Łatwo można było pomylić je na przykład z jogurtami. Milusińskich albo osoby starsze mogły wprowadzić w błąd nie tylko kolorowe opakowania, ale także kolor i zapach specyfików, które wprost zachęcały do skosztowania.
Kontrolę legalności działania przedsiębiorców prowadzących sprzedaż przez Internet przeprowadzono w zeszłym roku. Inspektorzy wzięli pod lupę kilka zamojskich sklepów internetowych. W ofercie jednej z placówek znaleźli kosmetyki, które dzieci albo osoby starsze mogłyby pomylić z jogurtami. Chodzi o włoskie kremy i wyprodukowane w Niemczech żele pod prysznic.
- Plastikowe i szklane opakowania kosmetyków przypominały wyglądem środki spożywcze, na dodatek po ich otwarciu czuć było intensywny zapach owoców, m.in. truskawek i pomarańczy - mówi Maria Starszuk z delegatury Wojewódzkiego Inspektoratu Inspekcji Handlowej w Zamościu.
Oceny bezpieczeństwa dokonano na podstawie wymagań dotyczących bezpieczeństwa i znakowania produktów, które stwarzają zagrożenie dla konsumentów przez to, że ich wygląd wskazuje na inne niż rzeczywiste przeznaczenie. Na żelach była wprawdzie informacja, że to produkt kosmetyczny i należy trzymać go z daleka od dzieci, ale już ani producent, ani importer kremów nie zadbał nawet o takie ostrzeżenie.
- Moje dziecko nie wejdzie samo do łazienki, ale mimo to bałabym się trzymać tam takie kosmetyki - mówi pani Ewelina, mama dwuletniego Kuby. - Mały wszystko pakuje do buzi, nie pogardziłby na pewno smakowymi kremami i żelami.
W wyniku przeprowadzonych badań organoleptycznych stwierdzono, że kremy i żele pod prysznic mogą stwarzać zagrożenie dla konsumentów. - Opakowania kosmetyków łudząco przypominały opakowania, w których oferowane są jogurty - opowiada Maria Starszuk. - Takie cechy i właściwości jak kształt, zapach, kolor, wygląd, szata graficzna, pojemność i wielkość mogły wywołać przeświadczenie, że są to środki spożywcze.

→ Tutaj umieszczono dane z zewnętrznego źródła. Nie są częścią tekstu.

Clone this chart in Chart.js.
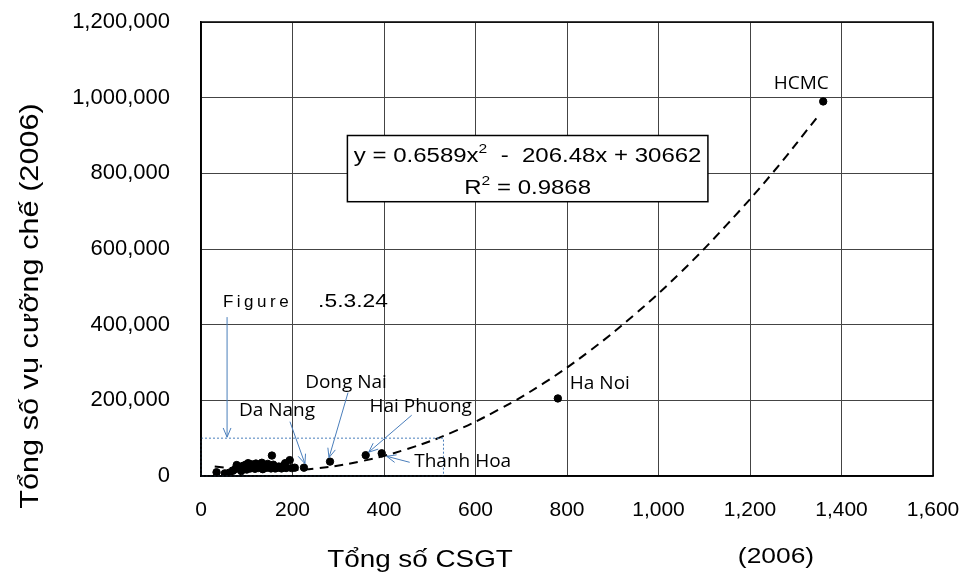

Inspekcja Handlowa przekazała sprawę do organu nadzoru, czyli Urzędu Ochrony Konkurencji i Konsumentów. Po przeprowadzeniu postępowania wyjaśniającego, prezes UOKiK stwierdził jednoznacznie, że kosmetyki mogą stwarzać zagrożenie dla zdrowia konsumentów i nakazał wycofać je z obrotu.